«Вероятно, действительно что-то серьезное происходит там… Друг мой, вместо мой возлюбленный… Ни одного нежного слова… Мать могла бы написать мне так…»
Он размышлял, придумывал всевозможные предположения. Он не представил себе только настоящего: он не догадывался, что Домье мог показать Жюли его письмо… «Кларе хуже… или же Антуан умирает…» И он тотчас же отбросил первую гипотезу. «Если бы Клара была очень плоха, то во всяком случае не Жюли позвала бы меня к ней». Он, как и большинство мужчин, не мог даже и представить себе, что любящая женщина, не переставая любить, могла пожертвовать свой любовью.
«Да, это именно так. Антуан умирает. Жюли торопится меня увидать, она зовет меня. Она будет просить, чтобы я исполнил мое слово. Она хочет убедиться, что я решился».
Несколько дней тому назад это возвращение в Париж, эта необходимость выполнить свое обещание испугали бы его, но сегодня это письмо, которое звало его домой, доставило ему облегчение и какое-то скрытое удовольствие. Эти три строчки на бумаге цвета крема были освобождением, концом изгнания; они возвращали ему, перед его совестью, право возврата. В конце путешествия он встретит стену, загораживающую его жизненный путь… Но, как во многих случаях его жизни, его не покидала туманная, нечестная надежда. «Что ж… я сдержу свое обещание, но я буду около Клары, а быть подле нее значит заставить ее выздороветь… И потом, все устроится…» Он не смел добавить, как, и посредством какой двойной измены. Он решил непременно вернуться. Как всегда, раб судьбы, он ждал только постороннего слова, чтобы это решение окрепло.
Итак, он уезжает; он уедет как можно скорее. Он посмотрел распределение поездов и увидал, что надо подождать до завтрашнего утра, чтобы сесть в Карлсруэ на восточный курьерский поезд, который привезет его в Париж послезавтра утром. Этот человек, которому грозила жестокая расплата, которому сорок восемь часов спустя придется навсегда покончить с своим будущим, этот человек провел два дня как в возбужденной, почти счастливой лихорадке. Он посвятил утро посещению лучших окрестностей Гейдельберга; при бледном ноябрьском солнце краснели стволы обнаженного леса, но никогда еще ни Филозофенвег, ни Кенигштуле не казались ему такими прекрасными. Он чувствовал к Гейдельбергу, равно как к Гамбургу и Кронбергу, какое-то таинственное влечение, какое мы чувствуем к местностям, где мы много жили, много любили или много страдали.
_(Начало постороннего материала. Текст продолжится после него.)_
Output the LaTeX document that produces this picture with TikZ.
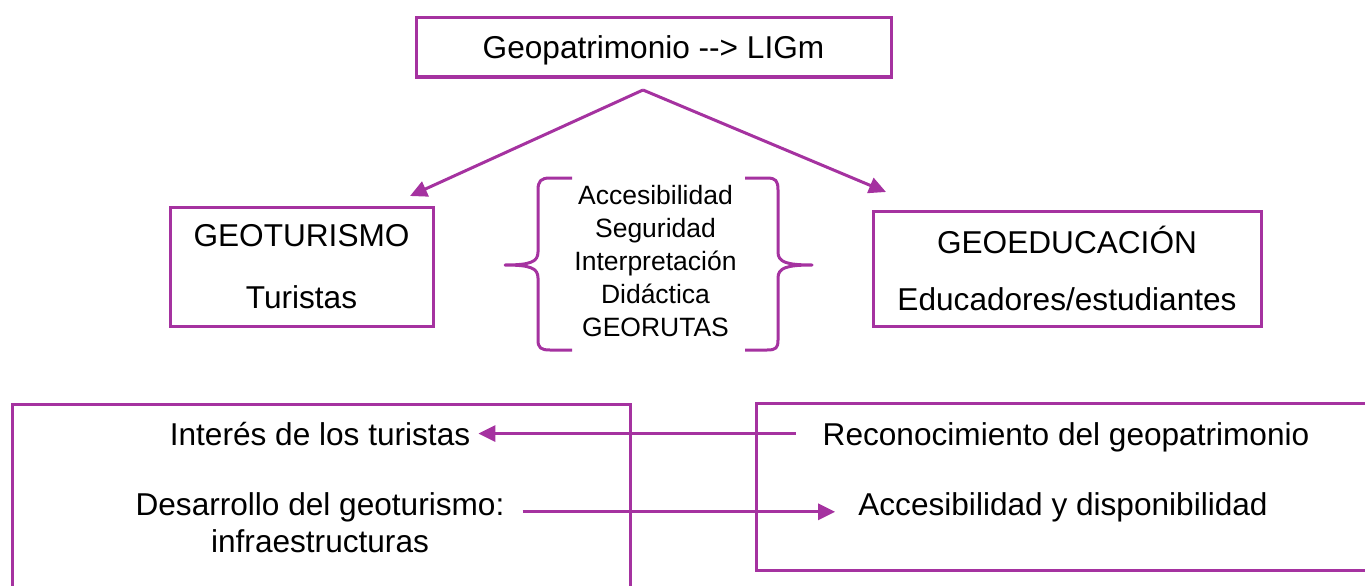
\documentclass[tikz,border=0pt]{standalone}
\usepackage{fontspec}
\setmainfont{Liberation Sans}
\usetikzlibrary{arrows.meta, positioning}
\definecolor{lila}{RGB}{165,50,160}
\tikzset{
    box/.style = {rectangle, draw=lila, line width=3pt, inner sep=0pt, font=\fontsize{31.6}{62}\selectfont},
    panel/.style = {rectangle, draw=lila, line width=3pt, anchor=north west, inner sep=0pt},
    txt/.style = {inner sep=0pt, anchor=base, font=\fontsize{31.6}{38}\selectfont},
    small/.style = {inner sep=0pt, align=center, font=\fontsize{26.5}{33}\selectfont},
    arrow/.style = {draw=lila, line width=3pt, -{Triangle[length=17pt,width=16pt]}},
    brace/.style = {draw=lila, line width=3pt, line join=round}
}
\begin{document}
\begin{tikzpicture}[x=1pt, y=-1pt]
    \useasboundingbox (0,0) rectangle (1365,586);

    % upper part
    \node[box, minimum width=475pt, minimum height=59pt, text height=23pt, text depth=0pt] (geo) at (653.5,47.5) {Geopatrimonio -{}-> LIGm};
    \node[box, align=center, minimum width=263pt, minimum height=119pt] (turismo) at (301.5,266.5) {GEOTURISMO\\Turistas};
    \node[box, align=center, minimum width=388pt, minimum height=115pt, font=\fontsize{31.6}{57}\selectfont] (educa) at (1067,268.5) {GEOEDUCACIÓN\\Educadores/estudiantes};
    \node[small] (claves) at (655.5,261.4) {Accesibilidad\\Seguridad\\Interpretación\\Didáctica\\GEORUTAS};

    \coordinate (fork) at (643,90);
    \coordinate (turTip) at (410,196);
    \coordinate (eduTip) at (886,192);
    \draw[arrow] (fork) -- (turTip);
    \draw[arrow] (fork) -- (eduTip);

    % braces
    \draw[brace] (572,178) -- (550,178) .. controls (541,178) and (538,181) .. (538,190) -- (538,252)
        .. controls (538,262) and (530,265) .. (505,265) .. controls (530,265) and (538,268) .. (538,278)
        -- (538,340) .. controls (538,348) and (541,350) .. (550,350) -- (572,350);
    \draw[brace] (745,178) -- (767,178) .. controls (776,178) and (778,181) .. (778,190) -- (778,252)
        .. controls (778,262) and (786,265) .. (812,265) .. controls (786,265) and (778,268) .. (778,278)
        -- (778,340) .. controls (778,348) and (776,350) .. (767,350) -- (745,350);

    % lower part
    \node[panel, minimum width=618pt, minimum height=195pt] (izq) at (11,403) {};
    \node[panel, minimum width=650pt, minimum height=167pt] (der) at (755,402) {};

    \node[txt] (interes) at (320,445) {Interés de los turistas};
    \node[txt] (desa) at (320,515) {Desarrollo del geoturismo:};
    \node[txt] (infra) at (320,552) {infraestructuras};
    \node[txt] (reco) at (1066,445) {Reconocimiento del geopatrimonio};
    \node[txt] (acce) at (1063,515) {Accesibilidad y disponibilidad};

    \draw[arrow, shorten <=27pt, shorten >=8pt] (reco.west |- interes.east) -- (interes.east);
    \draw[arrow, shorten <=18pt, shorten >=23pt] ([yshift=-5pt]desa.east) -- ([yshift=-5pt]desa.east -| acce.west);
\end{tikzpicture}
\end{document}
Следующую ночь он спал мало, но она не показалась ему ни долгой, ни тяжелой, и когда на рассвете он укладывался в дорогу, то весь дрожал от мысли, что поезд скоро привезет его во Францию… Наконец-то, наконец-то заключение окончилось, он возвращается! Конечно, к иным испытаниям, к полному концу своих грез, но он возвращается! И что же? Еще недавно он, как Байрон, как Стендаль, мечтал о равнодушном космополитизме, он бежал из родины, но теперь и родина, и любовь привлекали его.